Here we go again…. Back in March I posted a commentary on an article called Men Women + Money. In that posting, I pointed out that women need to become equal partners in financial planning and investing, even if their husband provides the majority of household income.
Yesterday MSNBC published an article urging married women to become more involved in retirement planning. This article reiterates many of the issues in my original posting, including the fact that most women will eventually wind up managing their own finances. In fact, the article states that nearly 90 percent of women will end up managing their finances alone in the latter part of their lives.
Although I wasn’t a big fan of this article it did offer a few helpful suggestions for opening the lines of communication between spouses. It suggests talking with your husband about one financial issue at a time. For example, reviewing life insurance coverage or employee benefits. If you have never spoken in detail with your spouse about money it can be a little overwhelming to discuss all the household financial decisions at once. Breaking down topics into manageable conversations is a good idea.

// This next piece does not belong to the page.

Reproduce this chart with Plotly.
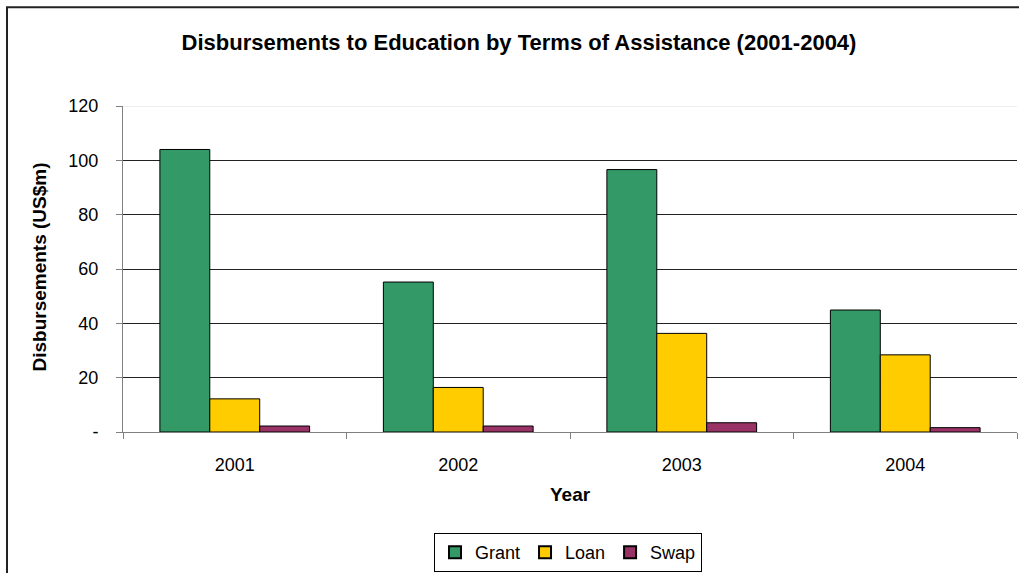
import plotly.graph_objects as go

years = ["2001", "2002", "2003", "2004"]
grant = [104.0, 55.2, 96.6, 44.9]
loan = [12.2, 16.4, 36.3, 28.4]
swap = [2.2, 2.2, 3.4, 1.6]
series_names = ["Grant", "Loan", "Swap"]
series_colors = ["#339966", "#FFCC00", "#993366"]
y_tickvals = [0, 20, 40, 60, 80, 100, 120]
y_ticktext = ["-", "20", "40", "60", "80", "100", "120"]

FONT = "Liberation Sans, Arial, sans-serif"

# plot area in pixels
L, R, T, B = 123, 1017, 106, 433
W, H = 1019, 573
pw, ph = R - L, B - T


def px_x(x):
    return (x - L) / pw


def px_y(y):
    return (B - y) / ph


fig = go.Figure()
for name, vals, col in zip(series_names, [grant, loan, swap], series_colors):
    fig.add_trace(go.Bar(
        x=years, y=vals, name=name,
        marker=dict(color=col, line=dict(color="#000000", width=1)),
    ))

fig.update_layout(
    width=W, height=H,
    margin=dict(l=L, r=W - R, t=T, b=H - B),
    paper_bgcolor="white", plot_bgcolor="white",
    barmode="group", bargap=0.33, bargroupgap=0,
    font=dict(family=FONT, color="#000000", size=18),
    title=dict(
        text="<b>Disbursements to Education by Terms of Assistance (2001-2004)</b>",
        font=dict(family=FONT, size=22, color="#000000"),
        xref="container", x=519 / W, xanchor="center",
        yref="container", y=1 - 42 / H, yanchor="middle",
    ),
    xaxis=dict(
        type="category",
        showline=True, linecolor="#808080", linewidth=1,
        ticks="outside", ticklen=6, tickcolor="#808080",
        tickson="boundaries",
        showgrid=False,
        tickfont=dict(size=18, family=FONT),
        ticklabelstandoff=16,
    ),
    yaxis=dict(
        range=[0, 120],
        tickvals=y_tickvals, ticktext=y_ticktext,
        showline=True, linecolor="#808080", linewidth=1,
        ticks="outside", ticklen=6, tickcolor="#808080",
        showgrid=True, gridcolor="#222222", gridwidth=1,
        zeroline=False,
        tickfont=dict(size=18, family=FONT),
        ticklabelstandoff=14,
    ),
    legend=dict(
        orientation="h",
        x=px_x(568), xanchor="center",
        y=px_y(533), yanchor="top",
        bordercolor="#000000", borderwidth=1,
        font=dict(size=18, family=FONT),
        itemsizing="constant",
        tracegroupgap=0,
        itemwidth=30,
    ),
    showlegend=True,
    annotations=[
        dict(text="<b>Year</b>", xref="paper", yref="paper",
             x=px_x(570), y=px_y(496), xanchor="center", yanchor="middle",
             showarrow=False, font=dict(size=19, family=FONT)),
        dict(text="<b>Disbursements (US$m)</b>", xref="paper", yref="paper",
             x=px_x(40), y=px_y(268), xanchor="center", yanchor="middle",
             textangle=-90, showarrow=False, font=dict(size=19, family=FONT)),
    ],
    shapes=[
        # light top gridline at 120
        dict(type="line", xref="paper", yref="y", x0=0, x1=1, y0=120, y1=120,
             line=dict(color="#dddddd", width=1), layer="above"),
        # outer chart border (left and top)
        dict(type="line", xref="paper", yref="paper",
             x0=px_x(7), x1=px_x(7), y0=px_y(7), y1=px_y(H + 5),
             line=dict(color="#222222", width=2)),
        dict(type="line", xref="paper", yref="paper",
             x0=px_x(6), x1=px_x(W + 5), y0=px_y(7), y1=px_y(7),
             line=dict(color="#222222", width=2)),
    ],
)

fig.write_html("out.html")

The article also suggests sitting down and asking yourself simple questions that may impact your finances. “For instance, ‘Are we going to stay in this house for a while?’ [and] ‘If so, will we do more to pay off the loan?'” Once you begin to open the lines of communication, you will “eventually, need to sit down and review all their financial statements together. You both need to be up to speed about where your money is and how it’s working for you.
You also need to determine your goals for retirement, your values and whether your money is going to get you what you want.” My husband and I sit down to discuss financial issues quite often. It helps us set goals for ourselves and helps to ensure that our goals remain aligned with one another. Talking openly about money has allowed us to set a course for our future, including what hobbies we wish to pursue, where we want to live, when we will remodel our home, when we will travel, and when we hope to retire.
Most importantly, the article points out that any conversation ultimately needs to determine how a couple wants to live. After all, if you choose to live outside of your means today you may be living a very meager tomorrow.